Wednesday, June 06, 2007

Increasing carbon dioxide levels would help to make the planet greener

A while ago someone told me that he didn’t understand the science of global warming, but we should be good stewards of the land and refrain from polluting the planet. I told him that the greenhouse gas some people were most concerned about, carbon dioxide, was not really a pollutant. More carbon dioxide would only help the trees to grow better. He thought that was crazy and backwards. He thought trees are useful because they take the carbon dioxide out of the air. I did a little research and here is what I found.

1. Plants need carbon dioxide in order to grow. Without carbon dioxide plants will die.

2. The fraction of the atmosphere that is carbon dioxide is about 0.000340 (340 parts per million or ppm). Some estimates I've seen are as high as 0.00038 (380 ppm). As you can see, carbon dioxide is a very small part of the atmosphere, yet critically important to life on earth.

3. Plants in a greenhouse consume carbon dioxide, which inhibits plant growth. As a result steps are taken to increase the level of carbon dioxide in the greenhouse. Burning fossil fuels helps.
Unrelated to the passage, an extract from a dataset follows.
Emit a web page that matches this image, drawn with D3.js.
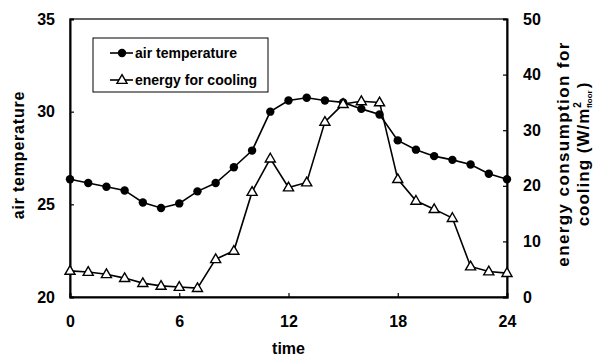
<!DOCTYPE html>
<html>
<head>
<meta charset="utf-8">
<script src="https://cdn.jsdelivr.net/npm/d3@7"></script>
<style>
  body { margin: 0; background: #fff; }
  svg { font-family: "Liberation Sans", Arial, sans-serif; }
</style>
</head>
<body>
<div id="chart"></div>
<script>
// hours 0..24
const hours = d3.range(0, 25);
const airTemp = [26.35, 26.15, 25.95, 25.75, 25.1, 24.8, 25.05, 25.7, 26.15, 27.0, 27.9, 30.0,
  30.6, 30.75, 30.6, 30.5, 30.15, 29.85, 28.45, 27.95, 27.6, 27.4, 27.15, 26.65, 26.35];
const coolEnergy = [4.7, 4.5, 4.1, 3.4, 2.5, 2.0, 1.8, 1.6, 6.8, 8.3, 18.9, 24.9,
  19.7, 20.6, 31.5, 34.7, 35.2, 35.0, 21.2, 17.3, 15.8, 14.2, 5.5, 4.6, 4.3];
const xTicks = [0, 6, 12, 18, 24];
const leftTicks = [20, 25, 30, 35];
const rightTicks = [0, 10, 20, 30, 40, 50];

const W = 600, H = 359;
const margin = { top: 19, right: 93, bottom: 62, left: 70 };
const width = W - margin.left - margin.right;
const height = H - margin.top - margin.bottom;

const svg = d3.select("#chart").append("svg")
  .attr("width", W).attr("height", H);
const g = svg.append("g")
  .attr("transform", "translate(" + margin.left + "," + margin.top + ")");

const x = d3.scaleLinear().domain([0, 24]).range([0, width]);
const yT = d3.scaleLinear().domain([20, 35]).range([height, 0]);
const yE = d3.scaleLinear().domain([0, 50]).range([height, 0]);

// frame
g.append("rect")
  .attr("width", width).attr("height", height)
  .attr("fill", "none").attr("stroke", "#000").attr("stroke-width", 1.2);

function styleAxis(sel) {
  sel.select(".domain").attr("stroke-width", 2);
  sel.selectAll(".tick line").attr("stroke-width", 1.2);
  sel.selectAll("text").attr("font-size", 16).attr("font-weight", "bold").attr("fill", "#000");
}

g.append("g")
  .call(d3.axisLeft(yT).tickValues(leftTicks).tickSize(-4).tickPadding(15))
  .call(styleAxis);

g.append("g")
  .attr("transform", "translate(" + width + ",0)")
  .call(d3.axisRight(yE).tickValues(rightTicks).tickSize(-4).tickPadding(16))
  .call(styleAxis);

g.append("g")
  .attr("transform", "translate(0," + height + ")")
  .call(d3.axisBottom(x).tickValues(xTicks).tickSize(-4).tickPadding(19))
  .call(styleAxis);

// axis titles
svg.append("text")
  .attr("transform", "translate(24,155) rotate(-90)")
  .attr("text-anchor", "middle")
  .attr("font-size", 16).attr("font-weight", "bold")
  .attr("letter-spacing", 0.8)
  .text("air temperature");

svg.append("text")
  .attr("transform", "translate(569,154) rotate(-90)")
  .attr("text-anchor", "middle")
  .attr("font-size", 17).attr("font-weight", "bold")
  .attr("letter-spacing", 1.4)
  .text("energy consumption for");

const t2 = svg.append("text")
  .attr("transform", "translate(589,154) rotate(-90)")
  .attr("text-anchor", "middle")
  .attr("font-size", 17).attr("font-weight", "bold")
  .attr("letter-spacing", 1);
t2.append("tspan").text("cooling (W/m");
t2.append("tspan").attr("font-size", 10).attr("dy", -8).text("2");
t2.append("tspan").attr("font-size", 8).attr("dy", 11).attr("dx", -7).attr("letter-spacing", 0).text("floor");
t2.append("tspan").attr("dy", -3).attr("dx", 2).text(")");

svg.append("text")
  .attr("x", margin.left + x(12)).attr("y", 354)
  .attr("text-anchor", "middle")
  .attr("font-size", 16).attr("font-weight", "bold")
  .text("time");

// lines
const lineT = d3.line().x((d, i) => x(hours[i])).y(d => yT(d));
const lineE = d3.line().x((d, i) => x(hours[i])).y(d => yE(d));

g.append("path").datum(airTemp)
  .attr("d", lineT).attr("fill", "none").attr("stroke", "#000").attr("stroke-width", 1.6);
g.append("path").datum(coolEnergy)
  .attr("d", lineE).attr("fill", "none").attr("stroke", "#000").attr("stroke-width", 1.6);

g.selectAll(".dotT").data(airTemp).enter().append("circle")
  .attr("cx", (d, i) => x(hours[i])).attr("cy", d => yT(d))
  .attr("r", 4.2).attr("fill", "#000");

const tri = d3.symbol().type(d3.symbolTriangle).size(44);
g.selectAll(".triE").data(coolEnergy).enter().append("path")
  .attr("d", tri)
  .attr("transform", (d, i) => "translate(" + x(hours[i]) + "," + (yE(d) + 0.5) + ")")
  .attr("fill", "#fff").attr("stroke", "#000").attr("stroke-width", 1.4);

// legend
const lg = svg.append("g");
lg.append("rect")
  .attr("x", 93).attr("y", 38).attr("width", 175).attr("height", 54)
  .attr("fill", "#fff").attr("stroke", "#000").attr("stroke-width", 1);
lg.append("line").attr("x1", 110).attr("x2", 133).attr("y1", 53).attr("y2", 53)
  .attr("stroke", "#000").attr("stroke-width", 1.6);
lg.append("circle").attr("cx", 122).attr("cy", 53).attr("r", 4.2).attr("fill", "#000");
lg.append("text").attr("x", 135).attr("y", 58)
  .attr("font-size", 14).attr("font-weight", "bold").text("air temperature");
lg.append("line").attr("x1", 110).attr("x2", 133).attr("y1", 80).attr("y2", 80)
  .attr("stroke", "#000").attr("stroke-width", 1.6);
lg.append("path").attr("d", tri)
  .attr("transform", "translate(122,80.5)")
  .attr("fill", "#fff").attr("stroke", "#000").attr("stroke-width", 1.4);
lg.append("text").attr("x", 135).attr("y", 85)
  .attr("font-size", 14).attr("font-weight", "bold").text("energy for cooling");
</script>
</body>
</html>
4. Increasing carbon dioxide levels improves plant growth and vigor, earlier flowering, higher fruit yields, reduced bud abortion in roses, improved stem strength, and flower size. Growers regard CO2 as a nutrient.

5. Benefits to plants increase with increasing addition of carbon dioxide in the air. At about 1000 to 1300 ppm (fraction 0.001 to 0.0013) the benefits tend to level off, and further carbon dioxide has only a small improvement to the plant. In other words any increase in the levels of carbon dioxide up to a factor of three or more over present levels only aides in the greening of the planet.

6. Tripling carbon dioxide levels would aid photosynthesis by about 50%.

7. Without adding carbon dioxide in a closed greenhouse, levels of carbon dioxide would fall to about 200 ppm, reducing plant growth by about 50%.

8. Some scientists believe that carbon dioxide levels were only around 284 ppm in 1832 (pre-industrial), and now they are at 383 ppm.

9. We breathe out air that is about 0.045 (4.5%) carbon dioxide.

10. Conservatively you should probably limit prolonged (all day) exposure to levels of carbon dioxide to less than 0.005 (0.5% or 5000 ppm).

In conclusion, we may have increased carbon dioxide levels from 284 ppm to 383 ppm during the last 175 years of industrial activity. If we increased our carbon dioxide levels to 1000 ppm, or 1300 ppm we would greatly benefit the plants on our planet. We would have to increase carbon dioxide levels many times more than that in order to reach any kind of level considered at all harmful to our health.